The government will spend 62 billion euros while the German rail company Deutsche Bahn will contribute the remaining 24 billion euros, a Jan. 14 statement said. The two parties signed the contract guaranteeing the investments — the biggest ever in German history — in Berlin.
The volume of investment represented a 54 per cent increase over the previous administrative period. Part of the spending will be used to renew around 2,000 kilometres of tracks and 2,000 switching points every year, and 2,000 railways bridges will be renovated by the year 2030.
Seven billion euros will be spent on signal-box technology. Deutsche Bahn has said it wants to increase its fleet of rapid ICE 4 trains from 39 to 137.

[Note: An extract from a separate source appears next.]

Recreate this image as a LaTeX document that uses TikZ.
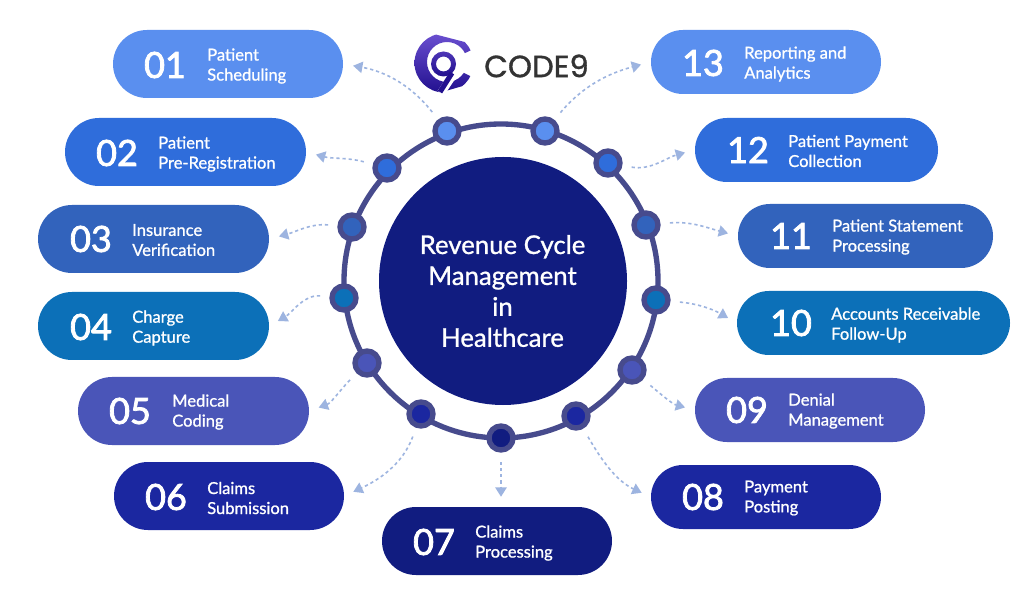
\documentclass[tikz,border=0pt]{standalone}
\usepackage{fontspec}
\usetikzlibrary{arrows.meta}
\setmainfont{Lato}[FakeBold=1]
\newfontfamily\numfont{Lato}[FakeBold=2.2]
\newfontfamily\logofont{Poppins}[FakeBold=1]
\definecolor{cA}{HTML}{5A8FEF}
\definecolor{cB}{HTML}{2F6DDB}
\definecolor{cC}{HTML}{3263BC}
\definecolor{cD}{HTML}{0C70B8}
\definecolor{cE}{HTML}{4A55B8}
\definecolor{cF}{HTML}{1B27A0}
\definecolor{cG}{HTML}{111C80}
\definecolor{ringc}{HTML}{474B8D}
\definecolor{flowc}{HTML}{9DB4E0}
\definecolor{logoa}{HTML}{6A4FD0}
\definecolor{logob}{HTML}{22108F}
\tikzset{
  x=0.75pt,y=-0.75pt,
  stepnode/.style={circle,draw=ringc,line width=4pt,minimum size=18pt,inner sep=0pt},
  num/.style={text=white,font=\numfont\fontsize{27}{27}\selectfont,inner sep=0pt},
  lab/.style={text=white,anchor=west,align=left,inner sep=0pt,yshift=-1.5pt,font=\fontsize{12.4}{15}\selectfont},
  flow/.style={draw=flowc,line width=1.2pt,dash pattern=on 2.4pt off 2.2pt,
     -{Triangle[width=8.5pt,length=7pt,color=flowc]},shorten <=7pt,shorten >=7.5pt},
}
\newcommand{\pill}[6]{% name x0 y0 x1 y1 colour
  \pgfmathsetmacro{\rr}{(#5-#3)/2*0.75}
  \node[fill=#6,rounded corners=\rr pt,inner sep=0pt,minimum width={(#4-#2)*0.75pt},minimum height={(#5-#3)*0.75pt}] (#1) at ({(#2+#4)/2},{(#3+#5)/2}) {};
}
\begin{document}
\begin{tikzpicture}
\useasboundingbox (0,0) rectangle (1024,598);
\fill[white] (0,0) rectangle (1024,598);

% pills
\pill{p01}{113}{30}{343}{98}{cA}
\pill{p02}{65}{118}{306}{186}{cB}
\pill{p03}{38}{205}{269}{273}{cC}
\pill{p04}{38}{292}{269}{360}{cD}
\pill{p05}{78}{377}{309}{445}{cE}
\pill{p06}{114}{462}{344}{530}{cF}
\pill{p07}{382}{507}{612}{575}{cG}
\pill{p08}{651}{465}{881}{529}{cF}
\pill{p09}{695}{378}{925}{442}{cE}
\pill{p10}{737}{291}{1010}{355}{cD}
\pill{p11}{738}{204}{993}{268}{cC}
\pill{p12}{695}{118}{938}{182}{cB}
\pill{p13}{651}{30}{881}{94}{cA}

% numbers
\node[num] (t01) at (165,65) {01};
\node[num] (t02) at (117,153) {02};
\node[num] (t03) at (91,239) {03};
\node[num] (t04) at (91,327) {04};
\node[num] (t05) at (130,411) {05};
\node[num] (t06) at (166,497) {06};
\node[num] (t07) at (434,542) {07};
\node[num] (t08) at (703,497) {08};
\node[num] (t09) at (747,410) {09};
\node[num] (t10) at (791,323) {10};
\node[num] (t11) at (791,236) {11};
\node[num] (t12) at (748,150) {12};
\node[num] (t13) at (703,63) {13};

% labels
\node[lab] (l01) at (207,64) {Patient\\Scheduling};
\node[lab] (l02) at (158,152) {Patient\\Pre-Registration};
\node[lab] (l03) at (132,238) {Insurance\\Verification};
\node[lab] (l04) at (132,326) {Charge\\Capture};
\node[lab] (l05) at (172,410) {Medical\\Coding};
\node[lab] (l06) at (207,496) {Claims\\Submission};
\node[lab] (l07) at (475,541) {Claims\\Processing};
\node[lab] (l08) at (744,496) {Payment\\Posting};
\node[lab] (l09) at (788,409) {Denial\\Management};
\node[lab] (l10) at (831,323) {Accounts Receivable\\Follow-Up};
\node[lab] (l11) at (832,235) {Patient Statement\\Processing};
\node[lab] (l12) at (788,149) {Patient Payment\\Collection};
\node[lab] (l13) at (744,62) {Reporting and\\Analytics};

% ring
\draw[ringc,line width=4pt] (501,281) circle[radius=157];
\node[circle,fill=cG,minimum size=186pt,inner sep=0pt] (hub) at (503,281) {};
\node[text=white,align=center,inner sep=0pt,font=\fontsize{19.3}{23.2}\selectfont] (hubtext) at (502.5,291) {Revenue Cycle\\Management\\in\\Healthcare};

% ring nodes
\node[stepnode,fill=cA] (n01) at (447,131) {};
\node[stepnode,fill=cB] (n02) at (387,168) {};
\node[stepnode,fill=cC] (n03) at (352,227) {};
\node[stepnode,fill=cD] (n04) at (344,298) {};
\node[stepnode,fill=cE] (n05) at (367,363) {};
\node[stepnode,fill=cF] (n06) at (421,414) {};
\node[stepnode,fill=cG] (n07) at (501,438) {};
\node[stepnode,fill=cF] (n08) at (576,416) {};
\node[stepnode,fill=cE] (n09) at (632,370) {};
\node[stepnode,fill=cD] (n10) at (656,300) {};
\node[stepnode,fill=cC] (n11) at (646,225) {};
\node[stepnode,fill=cB] (n12) at (608,163) {};
\node[stepnode,fill=cA] (n13) at (545,131) {};

% connectors
\draw[flow] (n01) to[out=128,in=-10] (p01.east);
\draw[flow] (n02) to[out=165,in=-15] (p02.east);
\draw[flow] (n03) to[out=175,in=15] (p03.east);
\draw[flow] (n04) to[out=175,in=30] (p04.east);
\draw[flow] (n05) to[out=225,in=20] (p05.east);
\draw[flow] (n06) to[out=250,in=25] (p06.east);
\draw[flow] (n07) -- (n07.south |- p07.north);
\draw[flow] (n08) to[out=-60,in=155] (p08.west);
\draw[flow] (n09) to[out=-40,in=165] (p09.west);
\draw[flow] (n10) to[out=-5,in=150] (p10.west);
\draw[flow] (n11) to[out=5,in=165] (p11.west);
\draw[flow] (n12) to[out=-10,in=195] (p12.west);
\draw[flow] (n13) to[out=50,in=195] (p13.west);

% logo
\node[text=black!80,font=\logofont\fontsize{23}{23}\selectfont,anchor=west,inner sep=0pt] (logotext) at (484,66) {CODE9};
\begin{scope}
\clip (444,63) -- (480,46) -- (380,20) -- (380,110) -- (480,81) -- cycle;
\path[top color=logoa,bottom color=logob,even odd rule] (444,63) circle[radius=29.5] (447,62) circle[radius=20];
\end{scope}
\draw[white,line width=6pt] (455,72) -- (441,93);
\path[top color=logoa!60!logob,bottom color=logob,even odd rule] (443.5,64) circle[radius=12.5] (443.5,64) circle[radius=7.5];
\draw[logob,line width=3.8pt] (452,73) -- (440,92);
\end{tikzpicture}
\end{document}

“The 2020s are going to be a golden era for German rail,” said German Transport and Digital Infrastructure Minister Andreas Scheuer in the statement. “We are signing on to the largest modernization program that’s ever existed in Germany. Our goal is a strong rail network as the basis for active climate protection in transportation.”
“The record size of this investment, plus the scope of areas it involves, will offer a wealth of opportunities for foreign companies as well as German firms to get involved,” said transportation consultant Stefan Di Bitonto of Germany Trade & Invest. “In fact companies from around the world are already taking part in the modernization process.”